New Jersey joined the growing list of states protecting breastfeeding in the workplace earlier this year when it amended its Law against Discrimination to prohibit discrimination against women who breastfeed or express milk during breaks. The law prohibits an employer from refusing to let a nursing mother breastfeed or express milk during work, and requires employers to set aside a place for the mother to do so in privacy. This place cannot be a bathroom stall, and must be located close to the workplace.
Employers also have to provide nursing mothers with breaks throughout the day to breastfeed or express milk, although employers do not have to pay the mothers during these breaks unless the mothers are already eligible to receive paid breaks. Also, if providing the breaks or a location to breastfeed would impose an “undue hardship on business operations,” then the employer can be exempted from doing so.
The Affordable Care Act (aka Obamacare) amended the Fair Labor Standards Act so that it prohibited discrimination against breastfeeding mothers in the workplace. However, those amendments only applied to employers with more than 50 employees, and also did not require employers to set aside a place for mothers to breastfeed and breaks for them to do so. A few courts have also held that breastfeeding is protected under Title VII of the Civil Rights Act of 1964.
New Jersey becomes the 18th state to enact protections for breastfeeding mothers, joining New York, Colorado, Oregon, and Minnesota, among others. California is considering a law which would provide even more protections than New Jersey’s, requiring employers to provide employees with lactation rooms that meet certain criteria like providing a surface to place a breast pump and other personal belongings, a place to sit, and access to electricity, a sink with running water, and refrigerator. Wisconsin, Texas, Pennsylvania, and Maryland are also considering breastfeeding protection laws.

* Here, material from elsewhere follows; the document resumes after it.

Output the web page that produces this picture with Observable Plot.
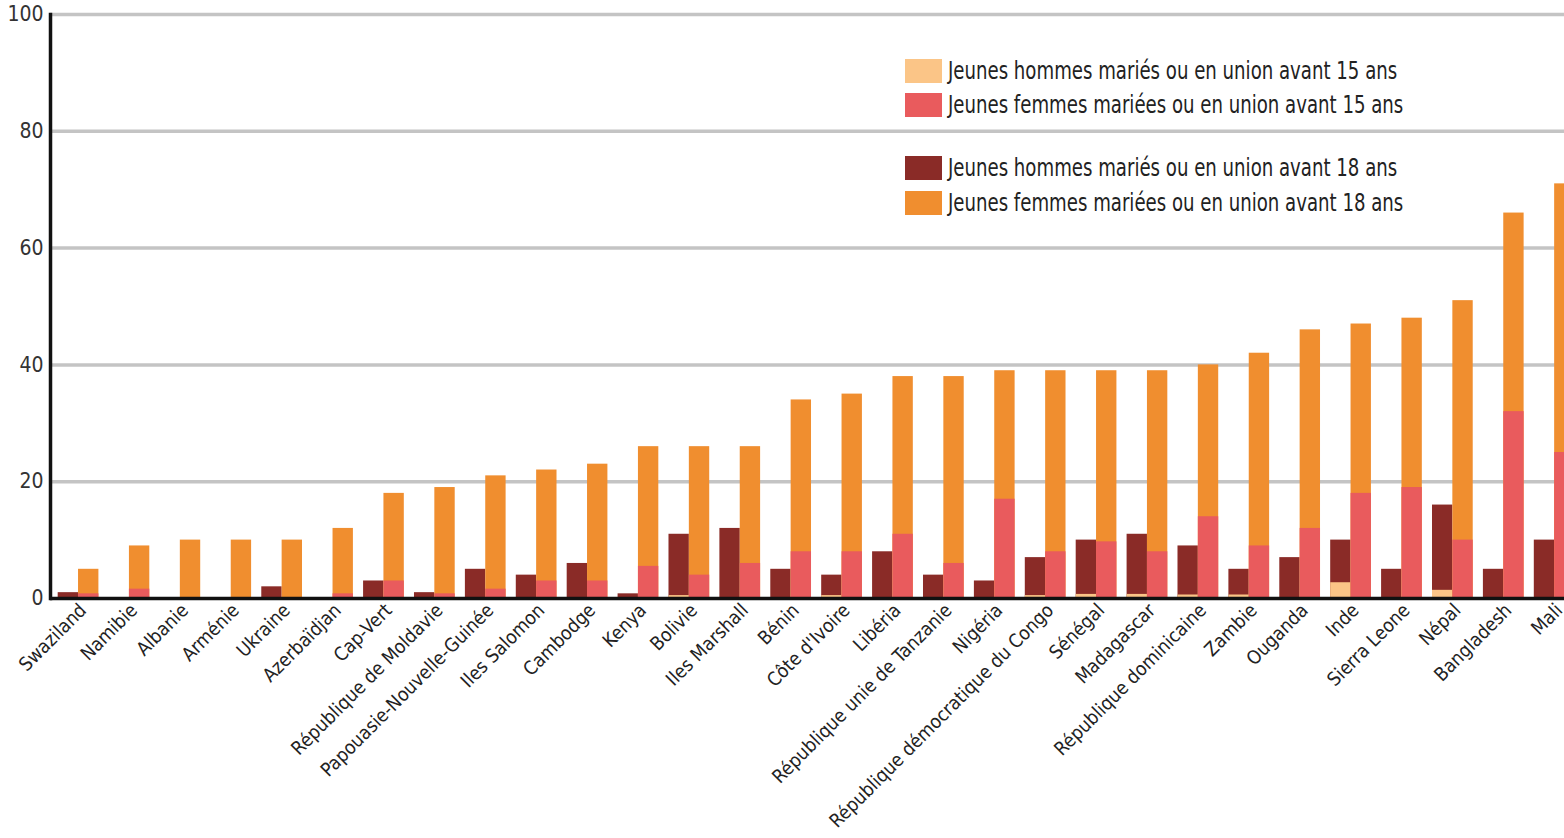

Illinois is among the states that has passed a breastfeeding protection law. The Nursing Mothers in the Workplace Act (820 ILCS 260/1, et seq) is similar to New Jersey’s law, requiring employers with more than five employees to provide mothers with unpaid break time to breastfeed or express milk. It requires employers to make reasonable efforts to provide a room or other location in the workplace where a mother can breastfeed or express milk in private, and this place cannot be a toilet stall. The law does not require employers to provide dedicated lactation rooms, but an area for breastfeeding must be shielded from view and free from intrusions.